Access Control Lists (ACLs)

ZooKeeper supports ACLs to restrict access to znodes:

# Within zkCli.sh:

# Create a znode with world:anyone:read permission only
create /public "data"
setAcl /public world:anyone:r

# Create a password-protected znode (digest auth)
# First, generate the digest: base64(sha1(user:password))
echo -n "admin:secretpass" | openssl dgst -sha1 -binary | openssl enc -base64

# Add digest ACL (replace the base64 hash)
addauth digest admin:secretpass
create /secure "sensitive-data"
setAcl /secure digest:admin:HASH_FROM_ABOVE:cdrwa

# ACL permissions: c=create, d=delete, r=read, w=write, a=admin
# Check current ACL
getAcl /secure

For IP-based access:

# Allow only specific IP
setAcl /app/secrets ip:192.168.1.10:cdrwa,ip:192.168.1.11:r

Monitoring and JMX

Enable JMX for monitoring tools like Prometheus with jmx_exporter:

# Add to java.env
export JMXPORT=9999
export JMXAUTH=false
export JMXSSL=false

# Use 4-letter commands for quick monitoring
watch -n 5 'echo mntr | nc localhost 2181 | grep -E "outstanding|latency|znodes|connections"'

# Key metrics to watch:
echo mntr | nc localhost 2181 | grep -E \
  "zk_avg_latency|zk_outstanding_requests|zk_znode_count|zk_watch_count|zk_num_alive_connections"

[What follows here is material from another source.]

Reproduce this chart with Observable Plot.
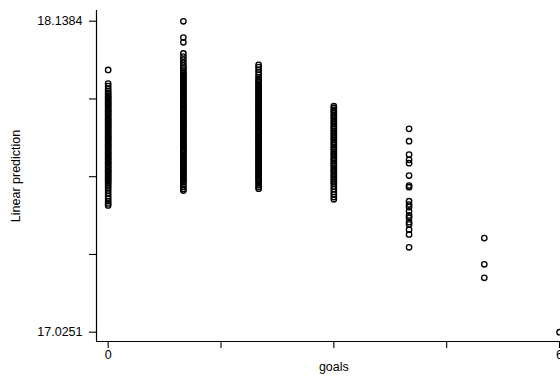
<!DOCTYPE html>
<html><head><meta charset="utf-8">
<script src="https://cdn.jsdelivr.net/npm/d3@7"></script>
<script src="https://cdn.jsdelivr.net/npm/@observablehq/plot@0.6"></script>
<style>body{margin:0;background:#fff}</style>
</head><body><div id="chart"></div>
<script>
const goals = [0, 1, 2, 3, 4, 5, 6];
const pred0 = [17.964, 17.915, 17.906, 17.897, 17.889, 17.882, 17.877, 17.871, 17.866, 17.861, 17.855, 17.850, 17.846, 17.840, 17.835, 17.830, 17.824, 17.819, 17.815, 17.809, 17.804, 17.799, 17.793, 17.788, 17.784, 17.778, 17.773, 17.768, 17.762, 17.757, 17.753, 17.747, 17.742, 17.737, 17.731, 17.726, 17.722, 17.716, 17.711, 17.706, 17.700, 17.695, 17.691, 17.685, 17.680, 17.675, 17.669, 17.664, 17.660, 17.654, 17.649, 17.644, 17.638, 17.633, 17.629, 17.623, 17.618, 17.613, 17.607, 17.602, 17.598, 17.592, 17.587, 17.582, 17.576, 17.571, 17.566, 17.560, 17.554, 17.547, 17.540, 17.532, 17.522, 17.512, 17.503, 17.494, 17.486, 17.479];
const pred1 = [18.138, 18.080, 18.063, 18.023, 18.012, 18.001, 17.990, 17.980, 17.972, 17.965, 17.957, 17.951, 17.946, 17.941, 17.935, 17.930, 17.925, 17.920, 17.914, 17.909, 17.904, 17.899, 17.893, 17.888, 17.883, 17.878, 17.872, 17.867, 17.862, 17.857, 17.851, 17.846, 17.841, 17.836, 17.830, 17.825, 17.820, 17.815, 17.809, 17.804, 17.799, 17.794, 17.788, 17.783, 17.778, 17.773, 17.767, 17.762, 17.757, 17.752, 17.746, 17.741, 17.736, 17.731, 17.725, 17.720, 17.715, 17.710, 17.704, 17.699, 17.694, 17.689, 17.683, 17.678, 17.673, 17.668, 17.662, 17.657, 17.652, 17.647, 17.641, 17.636, 17.631, 17.626, 17.620, 17.615, 17.610, 17.605, 17.599, 17.594, 17.589, 17.584, 17.578, 17.573, 17.568, 17.562, 17.553, 17.545, 17.538, 17.532];
const pred2 = [17.982, 17.974, 17.965, 17.956, 17.947, 17.938, 17.931, 17.925, 17.920, 17.914, 17.909, 17.904, 17.898, 17.893, 17.888, 17.883, 17.877, 17.872, 17.867, 17.862, 17.856, 17.851, 17.846, 17.841, 17.835, 17.830, 17.825, 17.820, 17.814, 17.809, 17.804, 17.799, 17.793, 17.788, 17.783, 17.778, 17.772, 17.767, 17.762, 17.757, 17.751, 17.746, 17.741, 17.736, 17.730, 17.725, 17.720, 17.715, 17.709, 17.704, 17.699, 17.694, 17.688, 17.683, 17.678, 17.673, 17.667, 17.662, 17.657, 17.652, 17.646, 17.641, 17.636, 17.631, 17.625, 17.620, 17.615, 17.610, 17.604, 17.599, 17.594, 17.589, 17.583, 17.578, 17.573, 17.567, 17.560, 17.552, 17.545, 17.539];
const pred3 = [17.834, 17.828, 17.821, 17.815, 17.809, 17.802, 17.796, 17.790, 17.783, 17.777, 17.771, 17.764, 17.758, 17.752, 17.745, 17.739, 17.733, 17.726, 17.720, 17.714, 17.707, 17.701, 17.695, 17.688, 17.682, 17.676, 17.669, 17.663, 17.657, 17.650, 17.644, 17.638, 17.631, 17.625, 17.619, 17.612, 17.606, 17.600, 17.593, 17.587, 17.581, 17.574, 17.568, 17.562, 17.556, 17.546, 17.537, 17.527, 17.518, 17.509, 17.501];
const pred4 = [17.753, 17.709, 17.661, 17.642, 17.630, 17.586, 17.550, 17.544, 17.494, 17.482, 17.473, 17.458, 17.443, 17.435, 17.419, 17.411, 17.392, 17.375, 17.329];
const pred5 = [17.362, 17.268, 17.220];
const pred6 = [17.0251];

const yTicks = [17.0251, 17.303425, 17.58175, 17.860075, 18.1384];
const yTickLabels = ["17.0251", "", "", "", "18.1384"];
const xTicks = [0, 1.5, 3, 4.5, 6];
const xTickLabels = ["0", "", "", "", "6"];
const yTitle = "Linear prediction";
const xTitle = "goals";

const series = [pred0, pred1, pred2, pred3, pred4, pred5, pred6];
const data = [];
series.forEach((vals, i) => vals.forEach(v => data.push({goals: goals[i], pred: v})));

const font = "'Liberation Sans', Arial, sans-serif";
const chart = Plot.plot({
  width: 560, height: 376,
  marginLeft: 96, marginRight: 0, marginTop: 10, marginBottom: 35,
  style: {fontFamily: font, fontSize: "12.5px", background: "#fff", color: "#000"},
  x: {domain: [-0.155, 6.013]},
  y: {domain: [16.9918, 18.1767]},
  marks: [
    Plot.axisY(yTicks, {tickSize: 7, tickPadding: 7, tickFormat: d => yTickLabels[yTicks.indexOf(d)], label: null, stroke: "#000", fill: "#000", strokeWidth: 1.1}),
    Plot.axisX(xTicks, {tickSize: 7, tickPadding: 2, tickFormat: d => xTickLabels[xTicks.indexOf(d)], label: null, stroke: "#000", fill: "#000", strokeWidth: 1.1}),
    Plot.ruleX([-0.155], {stroke: "#000", strokeWidth: 1.2}),
    Plot.ruleY([16.9918], {stroke: "#000", strokeWidth: 1.2}),
    Plot.dot(data, {x: "goals", y: "pred", r: 2.7, stroke: "#000", strokeWidth: 1.35, fill: "none"}),
    Plot.text([yTitle], {frameAnchor: "left", textAnchor: "middle", dx: -81, rotate: -90, fontSize: 12.5, fill: "#000"}),
    Plot.text([xTitle], {x: () => 3, frameAnchor: "bottom", dy: 29, fontSize: 12.5, fill: "#000"})
  ]
});
document.getElementById("chart").appendChild(chart);
</script>
</body></html>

Use the admin server HTTP API (port 8080):

# Get server status
curl http://localhost:8080/commands/stat

# Get monitor data (Prometheus-compatible)
curl http://localhost:8080/commands/mntr

# List all commands
curl http://localhost:8080/commands

Kafka Integration

ZooKeeper is used by Kafka (pre-KRaft mode) for broker coordination:

# In Kafka's server.properties, configure ZooKeeper connection
sudo nano /opt/kafka/config/server.properties
# ZooKeeper connection string
zookeeper.connect=192.168.1.10:2181,192.168.1.11:2181,192.168.1.12:2181/kafka

# ZooKeeper session timeout
zookeeper.session.timeout.ms=18000
zookeeper.connection.timeout.ms=10000
# Verify Kafka stores its data in ZooKeeper
/opt/zookeeper/bin/zkCli.sh -server 192.168.1.10:2181

# Within zkCli (after Kafka starts):
ls /kafka
ls /kafka/brokers/ids
ls /kafka/topics

Troubleshooting

Node not joining the ensemble:

# Check firewall
sudo ufw status      # Ubuntu
sudo firewall-cmd --list-ports   # CentOS

# Allow ZooKeeper ports
sudo ufw allow 2181/tcp
sudo ufw allow 2888/tcp
sudo ufw allow 3888/tcp

# Check logs
sudo tail -100 /var/log/zookeeper/zookeeper.log
journalctl -u zookeeper -n 100 --no-pager

ZooKeeper in "LOOKING" state (no leader):

# Verify myid is set correctly and matches zoo.cfg
cat /var/lib/zookeeper/myid

# Check all servers are reachable
for ip in 192.168.1.10 192.168.1.11 192.168.1.12; do
  echo -n "${ip}: "; echo stat | nc ${ip} 2181 | grep Mode
done

High latency or outstanding requests:

echo mntr | nc localhost 2181 | grep -E "latency|outstanding"
# If outstanding_requests is consistently > 0, reduce client load or increase ZK heap

Data directory fills up:

# Check autopurge settings in zoo.cfg
# Manually trigger purge
/opt/zookeeper/bin/zkCleanup.sh /var/lib/zookeeper -n 5   # keep 5 snapshots

Conclusion

Apache ZooKeeper provides reliable distributed coordination for systems like Kafka and HBase that require consensus and leader election across nodes. Running a 3 or 5-node ensemble ensures fault tolerance, and proper JVM tuning is critical for low-latency operation. For new Kafka deployments, consider using KRaft mode (Kafka's built-in consensus) which eliminates the ZooKeeper dependency, but for existing Kafka clusters or other ZooKeeper-dependent systems this setup remains essential.